Et comme tout bon chef de section qu’il est devenu, il s’est choisi des hommes qui en avait dans les « tripes », prêt à en découdre face aux cadors pros du « civil ». Il a été les chercher drôlement loin ces « Têtes Brûlées » que sont Stéphane Poulhiès, Benoît Sinner, Julien Duval, Thomas Rostollan, Bruno Armirail, Bryan Alaphilippe, Yoann Barbas, Alexis Bodiot, Julien Duval, Thibaut Ferrasse, Yann Guyot, Kevin Le Breton, Romain Le Roux, Jordan Le Vasseur, Benjamin Thomas, Jérôme Mainard, Jimmy Raibaud, Kevin Sirreau et un tout jeune soldat Yannis Yssaad. Car tout ces gars ont bien plus conscience que quiconque que ce maillot qu’ils portent est bien plus qu’un simple « placard » à sponsors. Qu’il représente une armée, des hommes et femmes éparpillés aux 4 coins du globe dans les régions les plus austères de la planète pour défendre quelques démocraties. Il y a peu de temps, un revenant d’OPEX me disait encore, au détour d’une bonne pinte au mess: « Sérieux, elle est bonne cette idée de monter une équipe pro à nos couleurs, on s’est mis à la regarder du coup, on s’est même mis à l’encourager entre 2 patrouilles dans les talwegs,ça nous réchauffait un peu le coeur de voir l’un des nôtres devant au carton, on était avec lui du fin fond de notre trou, ils sont des frères d’armes, des « Brothers in arms » quelque part »! Car il leur en fallut du temps et de la patience pour se faire accepter par la « Grande Famille » mais elle est maintenant dans leurs coeurs et quelques posters sont déjà punaisés sur les murs de certaines « Popotes » de régiments.
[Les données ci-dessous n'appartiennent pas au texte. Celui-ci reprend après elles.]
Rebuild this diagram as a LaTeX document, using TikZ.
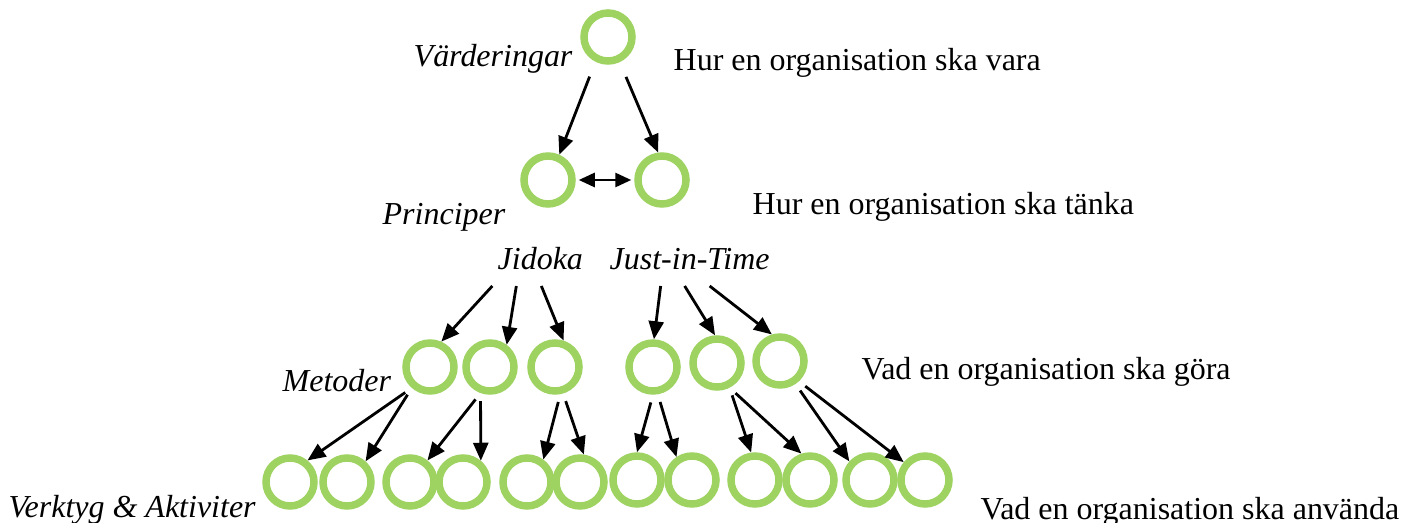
\documentclass[tikz,border=0pt]{standalone}
\usepackage{fontspec}
\setmainfont{Liberation Serif}
\usetikzlibrary{arrows.meta,positioning,calc}
\definecolor{cRing}{HTML}{9ED362}

\begin{document}
\begin{tikzpicture}[
    ring/.style={circle, draw=cRing, line width=0.075cm, minimum size=0.48cm, inner sep=0pt},
    lbl/.style={anchor=base west, inner sep=0pt, font=\fontsize{9.1pt}{11pt}\selectfont},
    ilbl/.style={lbl, font=\fontsize{9.1pt}{11pt}\selectfont\itshape},
    arr/.style={-{Triangle[length=0.18cm, width=0.15cm]}, line width=0.028cm, shorten <=0.08cm}
]
\useasboundingbox (0,0) rectangle (14.23,-5.23);

% levels
\node[ring] (vard) at (6.08,-0.37) {};
\node[ring] (p1) at (5.48,-1.80) {};
\node[ring] (p2) at (6.62,-1.80) {};
\foreach \n/\x/\y in {m1/4.30/3.67, m2/4.90/3.67, m3/5.55/3.67, m4/6.53/3.67, m5/7.17/3.63, m6/7.80/3.61} {
  \node[ring] (\n) at (\x,-\y) {};
}
\foreach \n/\x/\y in {t1/2.90/4.82, t2/3.47/4.82, t3/4.10/4.82, t4/4.63/4.82, t5/5.27/4.82, t6/5.80/4.82,
                      t7/6.37/4.80, t8/6.92/4.80, t9/7.55/4.80, t10/8.10/4.80, t11/8.70/4.80, t12/9.25/4.80} {
  \node[ring] (\n) at (\x,-\y) {};
}

% labels
\node[ilbl] (lvard) at (4.13,-0.67) {Värderingar};
\node[lbl]  (dvard) at (6.73,-0.71) {Hur en organisation ska vara};
\node[ilbl] (lprin) at (3.82,-2.25) {Principer};
\node[lbl]  (dprin) at (7.52,-2.15) {Hur en organisation ska tänka};
\node[ilbl] (jid) at (4.97,-2.70) {Jidoka};
\node[ilbl] (jit) at (6.09,-2.70) {Just-in-Time};
\node[ilbl] (lmet) at (2.82,-3.92) {Metoder};
\node[lbl]  (dmet) at (8.61,-3.80) {Vad en organisation ska göra};
\node[ilbl] (lverk) at (0.08,-5.18) {Verktyg \& Aktiviter};
\node[lbl]  (dverk) at (9.80,-5.20) {Vad en organisation ska använda};

% arrows
\draw[arr, shorten <=0.16cm] (vard.243) -- (p1.66);
\draw[arr, shorten <=0.16cm] (vard.295) -- (p2.98);
\draw[{Triangle[length=0.16cm, width=0.14cm]}-{Triangle[length=0.16cm, width=0.14cm]}, line width=0.028cm,
      shorten <=0.03cm, shorten >=0.03cm] (p1) -- (p2);

\foreach \c/\s/\dx in {j1/jid/-0.48, j2/jid/-0.24, j3/jid/0.01, j4/jit/-0.29, j5/jit/-0.05, j6/jit/0.20} {
  \coordinate (\c) at ([xshift=\dx cm, yshift=-0.16cm]\s.base);
}
\foreach \a/\b/\e in {j1/m1/66, j2/m2/53, j3/m3/72, j4/m4/88, j5/m5/94, j6/m6/107} {
  \draw[arr, shorten <=0pt] (\a) -- (\b.\e);
}

\foreach \a/\s/\b/\e in {m1/229/t1/51, m1/229/t2/48, m2/250/t3/51, m2/250/t4/50,
                         m3/281/t5/54, m3/287/t6/82, m4/270/t7/90, m4/280/t8/124,
                         m5/297/t9/98, m5/297/t10/108, m6/304/t11/138, m6/313/t12/140} {
  \draw[arr] (\a.\s) -- (\b.\e);
}
\end{tikzpicture}
\end{document}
Dans cette équipe protégée par des cadres comme l’Adjudant Chef Bengochea un ancien d’Afgha, le Chef Barre et le guerrier Jimmy Casper, on trouve des jeunes premières classes comme Yannis Yssaad. Justement, ce dernier qui arborait une coupe si atypique genre « Jakson Five » dans le peloton l’année dernière, a rejoint les rangs de cette drôle de section avec ce sacrifice de répondre aux critères de la coiffure « mili ». Qu’importe pour le jeune Yssaad, il lui fallait intégrer ces têtes brûlées, ces « brothers in arms » ! Ces guerriers du bitume et du pavé qui ne laissent jamais l’un des leurs derrière, « Leave no man behind! ».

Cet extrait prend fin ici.